The Scars of Tiananmen…and Hong Kong
My latest thoughts on Hong Kong are in the new ChınaFile debate here.
My contribution —
No one who lived through China in 1989 emerged unscarred.
Beijing residents learned their government and army would do anything to keep the Communist Party in power. Hong Kongers learned that their post-colonial future suddenly looked more ominous. Journalists, like myself, learned to mistrust deeply the momentum of joyous outpourings of youth-led demonstrations—like we are seeing in the streets of Hong Kong today—because we saw the joy turn to horror overnight.
The Communist Party leadership learned … Well, what did they learn? That is the key question facing Hong Kong today, and one for which we don’t have an absolutely clear answer.
All public indications are that the lesson the leadership learned was that army intervention was a success, that the deaths bought needed stability, that world condemnation would quickly pass. If those indeed were the lessons, then my anxiety and pessimism about how the Umbrella Revolution will play out is more than justified.
But what if the leadership, too, was scarred by Tiananmen? What if the army found the cost of killing its own people was too high? Then, perhaps, there may be some constructive ways through.
However, since coming to power, Chinese President Xi Jinping has shown no signs of compromise on any issue. He has cracked down on domestic opponents ruthlessly. He seems intent on using and displaying power. And he would seem to have everything to lose and nothing to gain domestically by appearing soft on dissent in Hong Kong or, worse, soft on sovereignty.

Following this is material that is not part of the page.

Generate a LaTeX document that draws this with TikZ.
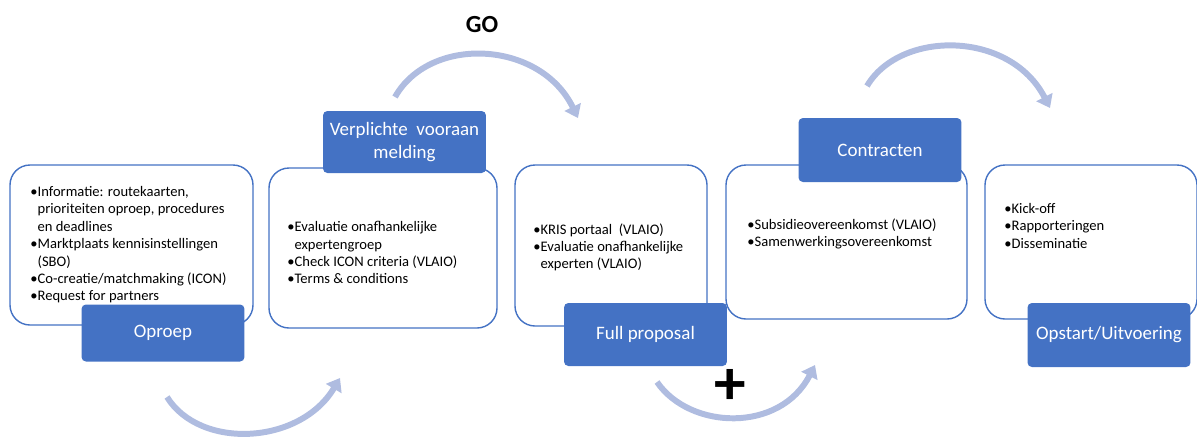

Worringly, too, one key group in the Hong Kong drama was not scarred by Tiananmen. The secondary and university students who have been in the vanguard of Hong Kong’s protests and whose idealism galvanized the city were not even born when a previous generation of students saw their dreams crushed under tank treads. The generational gap both gives them courage and puts them hugely at risk.
I hope for a peaceful end to the standoff. I fear a crackdown.
No matter which actually happens, a generation has been politicized, a city has found a consciousness, and Hong Kong has displayed an identity separate and distinct from its colonial past and its Chinese nationality.
That in itself is a huge change, a tremendous accomplishment, and a factor Beijing and the world will have to acknowledge.
And for Hong Kongers themselves, no matter how this ends, their lives will forever be defined by the questions: “Where were you in September and October 2014?” And “what did you do for our city?”